4.2.a L’auto-organisation

Le processus d’auto-organisation (Krugman, 1996) est particulièrement bien adapté pour expliquer les phénomènes d’agglomération. Il est caractérisé par trois éléments (Huriot et al. 2003, p.21) :

  • l’interaction entre plusieurs éléments du système ;
  • un processus cumulatif d’auto-renforcement ;
  • un processus auto-limitatif qui vient contrecarrer le processus d’auto-renforcement.

Plus concrètement, dans le cas de l’économie géographique, les éléments du système sont constitués d’agents économiques rationnels. Ces derniers échangent des biens et des services, chacun poursuivant un objectif de maximisation de son utilité individuelle. L’ensemble de ces agents est soumis à un processus d’auto-renforcement que l’on peut identifier aux économies d’agglomération.

Une externalité est un phénomène extérieur à l’entreprise qui va modifier sa fonction de production (Gaschet, Aguiléra, 2005). Les externalités peuvent être distinguées en deux catégories : les économies de localisation et les économies d’urbanisation (Hoover, 1937). Les économies de localisation  sont des gains de productivité propres à une industrie du fait de sa proximité avec d’autres firmes industrielles du même secteur (Anas et al. 1998 ; Gaschet, Aguiléra, 2005). Il en résulte des effets bénéfiques comme les rendements croissants, le partage des frais fixes, la réduction des coûts d’interaction spatiale et les échanges plus nombreux (Chausse, Bouf, 1994). Les économies d’urbanisation sont des gains de productivité dus à l’agrégation d’un ensemble d’industries sur une espace donné. Elles sont donc de nature extra-sectorielle et indiquent une préférence pour la variété. Elles se considèrent à l’échelle de la région urbaine : multiplication des échanges et réduction des coûts d’accessibilité, proximité des biens publics nombreux (Chausse, Bouf, 1994). On parle également d’externalités technologiques pour souligner l’importance des échanges d’informations et des contacts professionnels (externalité informationnelle) et d’externalités pécuniaires que l’on peut assimiler à des économies de localisation. Ces différents avantages (préférence pour la diversité, échanges informationnels nombreux, contacts avec les fournisseurs et les clients) expliquent pourquoi les entreprises ont tendance à se regrouper.
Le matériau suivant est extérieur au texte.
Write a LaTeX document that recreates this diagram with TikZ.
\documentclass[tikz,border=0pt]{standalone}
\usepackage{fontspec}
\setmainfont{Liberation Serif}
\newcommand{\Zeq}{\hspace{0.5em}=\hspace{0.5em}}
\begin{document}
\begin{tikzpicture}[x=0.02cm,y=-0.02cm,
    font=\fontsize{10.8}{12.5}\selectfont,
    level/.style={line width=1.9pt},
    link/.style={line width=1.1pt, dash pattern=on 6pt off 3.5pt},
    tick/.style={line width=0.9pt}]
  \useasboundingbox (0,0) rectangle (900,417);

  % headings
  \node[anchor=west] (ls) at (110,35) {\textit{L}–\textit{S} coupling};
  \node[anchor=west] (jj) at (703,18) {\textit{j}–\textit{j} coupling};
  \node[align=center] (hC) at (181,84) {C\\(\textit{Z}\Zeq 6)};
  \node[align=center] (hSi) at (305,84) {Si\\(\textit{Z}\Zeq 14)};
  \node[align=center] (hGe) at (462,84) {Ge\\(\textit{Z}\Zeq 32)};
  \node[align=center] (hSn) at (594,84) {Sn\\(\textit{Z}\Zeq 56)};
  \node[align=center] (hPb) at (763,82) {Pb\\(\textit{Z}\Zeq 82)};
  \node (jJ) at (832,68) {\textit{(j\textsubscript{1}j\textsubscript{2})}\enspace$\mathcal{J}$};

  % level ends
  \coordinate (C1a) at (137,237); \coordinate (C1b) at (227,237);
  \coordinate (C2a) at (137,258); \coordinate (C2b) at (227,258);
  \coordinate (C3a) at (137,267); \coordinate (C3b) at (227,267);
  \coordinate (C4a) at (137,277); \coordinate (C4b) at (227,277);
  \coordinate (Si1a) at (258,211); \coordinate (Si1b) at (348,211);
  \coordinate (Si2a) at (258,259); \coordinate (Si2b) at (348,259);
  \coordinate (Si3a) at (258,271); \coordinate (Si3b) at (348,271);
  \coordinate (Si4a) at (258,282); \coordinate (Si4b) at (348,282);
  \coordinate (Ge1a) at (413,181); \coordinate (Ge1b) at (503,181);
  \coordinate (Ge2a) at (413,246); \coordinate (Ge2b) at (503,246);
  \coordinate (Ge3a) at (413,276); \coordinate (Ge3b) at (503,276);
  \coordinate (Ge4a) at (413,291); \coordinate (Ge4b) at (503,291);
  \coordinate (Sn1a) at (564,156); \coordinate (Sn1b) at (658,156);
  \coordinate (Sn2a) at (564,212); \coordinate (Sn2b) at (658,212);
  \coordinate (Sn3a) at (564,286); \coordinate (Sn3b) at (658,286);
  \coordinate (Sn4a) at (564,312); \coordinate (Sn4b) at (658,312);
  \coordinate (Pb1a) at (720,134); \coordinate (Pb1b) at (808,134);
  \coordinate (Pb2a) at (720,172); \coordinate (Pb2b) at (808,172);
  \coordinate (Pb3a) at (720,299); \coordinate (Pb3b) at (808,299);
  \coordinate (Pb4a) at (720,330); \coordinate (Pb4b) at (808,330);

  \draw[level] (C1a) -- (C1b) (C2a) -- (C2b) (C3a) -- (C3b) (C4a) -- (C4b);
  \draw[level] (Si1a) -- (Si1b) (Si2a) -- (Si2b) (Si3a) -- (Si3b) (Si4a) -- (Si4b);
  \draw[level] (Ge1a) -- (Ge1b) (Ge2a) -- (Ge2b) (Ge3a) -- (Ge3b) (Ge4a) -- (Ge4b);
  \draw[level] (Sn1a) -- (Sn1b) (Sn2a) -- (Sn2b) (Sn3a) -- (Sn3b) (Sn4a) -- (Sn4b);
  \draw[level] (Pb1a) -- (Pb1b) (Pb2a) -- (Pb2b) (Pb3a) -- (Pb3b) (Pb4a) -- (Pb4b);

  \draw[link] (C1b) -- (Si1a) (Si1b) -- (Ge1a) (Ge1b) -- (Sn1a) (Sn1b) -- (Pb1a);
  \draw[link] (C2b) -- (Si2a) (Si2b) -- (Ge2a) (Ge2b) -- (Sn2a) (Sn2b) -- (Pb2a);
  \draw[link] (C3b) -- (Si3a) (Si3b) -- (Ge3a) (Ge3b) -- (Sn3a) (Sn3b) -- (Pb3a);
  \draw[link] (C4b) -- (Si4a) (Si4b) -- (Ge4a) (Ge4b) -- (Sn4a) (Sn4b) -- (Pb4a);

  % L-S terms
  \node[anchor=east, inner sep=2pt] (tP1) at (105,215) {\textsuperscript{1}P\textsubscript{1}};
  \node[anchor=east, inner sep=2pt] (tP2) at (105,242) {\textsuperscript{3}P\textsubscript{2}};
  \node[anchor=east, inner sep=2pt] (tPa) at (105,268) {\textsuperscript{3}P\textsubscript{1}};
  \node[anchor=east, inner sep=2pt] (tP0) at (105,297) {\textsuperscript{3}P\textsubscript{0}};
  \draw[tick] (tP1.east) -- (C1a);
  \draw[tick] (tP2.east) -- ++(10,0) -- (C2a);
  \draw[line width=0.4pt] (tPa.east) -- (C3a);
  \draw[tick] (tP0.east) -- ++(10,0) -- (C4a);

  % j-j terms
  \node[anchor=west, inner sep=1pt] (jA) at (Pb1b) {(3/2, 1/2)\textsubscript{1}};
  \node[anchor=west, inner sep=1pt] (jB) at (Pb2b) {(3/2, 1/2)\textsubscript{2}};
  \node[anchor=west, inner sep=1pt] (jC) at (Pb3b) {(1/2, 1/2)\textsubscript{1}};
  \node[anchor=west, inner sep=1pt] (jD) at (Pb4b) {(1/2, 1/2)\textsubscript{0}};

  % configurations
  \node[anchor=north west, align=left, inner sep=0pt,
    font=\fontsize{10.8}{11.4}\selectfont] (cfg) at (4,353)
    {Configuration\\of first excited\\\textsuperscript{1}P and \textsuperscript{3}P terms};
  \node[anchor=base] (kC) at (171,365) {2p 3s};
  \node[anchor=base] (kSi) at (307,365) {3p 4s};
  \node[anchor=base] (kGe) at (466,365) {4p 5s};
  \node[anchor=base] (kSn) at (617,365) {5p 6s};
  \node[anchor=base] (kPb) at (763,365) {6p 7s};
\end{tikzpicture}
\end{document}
Mais ces agents sont également soumis à un processus auto-limitatif représenté par les externalités négatives liées à l’agglomération. Ce peut être la congestion, la pollution ou encore les coûts du foncier trop importants. Dans le cas de la croissance urbaine, une ville aura tendance à s’étendre tant que les avantages marginaux liés à l’agglomération sont supérieurs aux coûts marginaux liés à cette même agglomération. A l’équilibre, la ville aura atteint sa taille optimale et au-delà, elle aura tendance à éclater en une ville multipolaire. Parmi les modèles décrivant la formation endogène des centres secondaires, certains se focalisent sur les externalités technologiques comme force d’agglomération et sur les coûts de transports des travailleurs comme force de dispersion (Fujita, Ogawa, 1982 ; Imai, 1982 ; Ogawa, Fujita, 1989 ; Ota, Fujita, 1993). D’autres modèles basés sur la concurrence monopolistique mettent l’accent sur les interactions de marché et sur les coûts de transports des marchandises (Fujita, Krugman, 1995). Enfin, certains modèles font appel à l’intervention d’un macro-agent (promoteur, collectivité locale), lequel est en mesure de faire des choix collectifs permettant la localisation simultanée d’un grand nombre d’agents individuels (Henderson, Mitra, 1996).